* START COLLECTED DATA *

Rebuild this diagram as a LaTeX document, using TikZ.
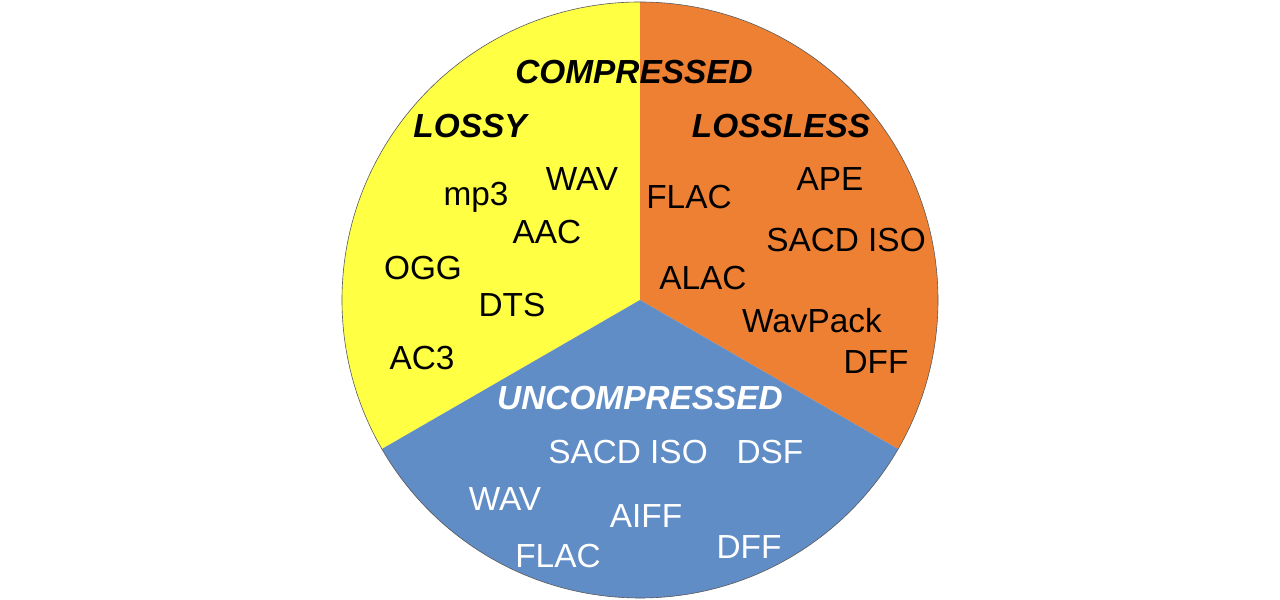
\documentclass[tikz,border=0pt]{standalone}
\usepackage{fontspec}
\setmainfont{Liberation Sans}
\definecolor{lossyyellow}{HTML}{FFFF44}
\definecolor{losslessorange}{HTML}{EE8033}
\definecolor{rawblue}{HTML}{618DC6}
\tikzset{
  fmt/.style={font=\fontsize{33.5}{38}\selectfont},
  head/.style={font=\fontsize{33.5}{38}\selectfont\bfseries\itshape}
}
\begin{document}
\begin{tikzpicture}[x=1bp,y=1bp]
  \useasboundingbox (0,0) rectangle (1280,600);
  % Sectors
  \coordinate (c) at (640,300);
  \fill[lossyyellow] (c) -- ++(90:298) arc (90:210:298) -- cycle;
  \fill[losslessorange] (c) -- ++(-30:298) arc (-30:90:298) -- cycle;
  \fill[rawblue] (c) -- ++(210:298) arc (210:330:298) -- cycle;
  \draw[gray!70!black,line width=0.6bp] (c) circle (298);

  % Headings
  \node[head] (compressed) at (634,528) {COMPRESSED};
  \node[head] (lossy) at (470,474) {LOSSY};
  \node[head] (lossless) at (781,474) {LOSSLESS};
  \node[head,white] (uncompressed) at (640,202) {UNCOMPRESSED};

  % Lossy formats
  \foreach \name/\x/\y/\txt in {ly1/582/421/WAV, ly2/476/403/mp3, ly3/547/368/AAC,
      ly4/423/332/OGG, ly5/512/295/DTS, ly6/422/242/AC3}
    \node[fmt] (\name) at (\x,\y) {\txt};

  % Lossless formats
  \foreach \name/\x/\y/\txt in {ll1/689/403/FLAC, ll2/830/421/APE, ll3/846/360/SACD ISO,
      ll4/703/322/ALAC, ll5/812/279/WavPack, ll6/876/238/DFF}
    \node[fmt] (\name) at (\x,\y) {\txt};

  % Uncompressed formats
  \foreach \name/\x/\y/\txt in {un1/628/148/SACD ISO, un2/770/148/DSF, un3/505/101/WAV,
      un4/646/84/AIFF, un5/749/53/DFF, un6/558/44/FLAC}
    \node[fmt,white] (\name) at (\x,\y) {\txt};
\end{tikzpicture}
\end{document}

* END COLLECTED DATA *

- [TASK TO CARRY OUT]: Pictures are to be left out; repeat all the remaining data exactly.

- [EXERCISE SOLUTION]:
Rebuild this diagram as a LaTeX document, using TikZ.
\documentclass[tikz,border=0pt]{standalone}
\usepackage{fontspec}
\setmainfont{Liberation Sans}
\definecolor{lossyyellow}{HTML}{FFFF44}
\definecolor{losslessorange}{HTML}{EE8033}
\definecolor{rawblue}{HTML}{618DC6}
\tikzset{
  fmt/.style={font=\fontsize{33.5}{38}\selectfont},
  head/.style={font=\fontsize{33.5}{38}\selectfont\bfseries\itshape}
}
\begin{document}
\begin{tikzpicture}[x=1bp,y=1bp]
  \useasboundingbox (0,0) rectangle (1280,600);
  % Sectors
  \coordinate (c) at (640,300);
  \fill[lossyyellow] (c) -- ++(90:298) arc (90:210:298) -- cycle;
  \fill[losslessorange] (c) -- ++(-30:298) arc (-30:90:298) -- cycle;
  \fill[rawblue] (c) -- ++(210:298) arc (210:330:298) -- cycle;
  \draw[gray!70!black,line width=0.6bp] (c) circle (298);

  % Headings
  \node[head] (compressed) at (634,528) {COMPRESSED};
  \node[head] (lossy) at (470,474) {LOSSY};
  \node[head] (lossless) at (781,474) {LOSSLESS};
  \node[head,white] (uncompressed) at (640,202) {UNCOMPRESSED};

  % Lossy formats
  \foreach \name/\x/\y/\txt in {ly1/582/421/WAV, ly2/476/403/mp3, ly3/547/368/AAC,
      ly4/423/332/OGG, ly5/512/295/DTS, ly6/422/242/AC3}
    \node[fmt] (\name) at (\x,\y) {\txt};

  % Lossless formats
  \foreach \name/\x/\y/\txt in {ll1/689/403/FLAC, ll2/830/421/APE, ll3/846/360/SACD ISO,
      ll4/703/322/ALAC, ll5/812/279/WavPack, ll6/876/238/DFF}
    \node[fmt] (\name) at (\x,\y) {\txt};

  % Uncompressed formats
  \foreach \name/\x/\y/\txt in {un1/628/148/SACD ISO, un2/770/148/DSF, un3/505/101/WAV,
      un4/646/84/AIFF, un5/749/53/DFF, un6/558/44/FLAC}
    \node[fmt,white] (\name) at (\x,\y) {\txt};
\end{tikzpicture}
\end{document}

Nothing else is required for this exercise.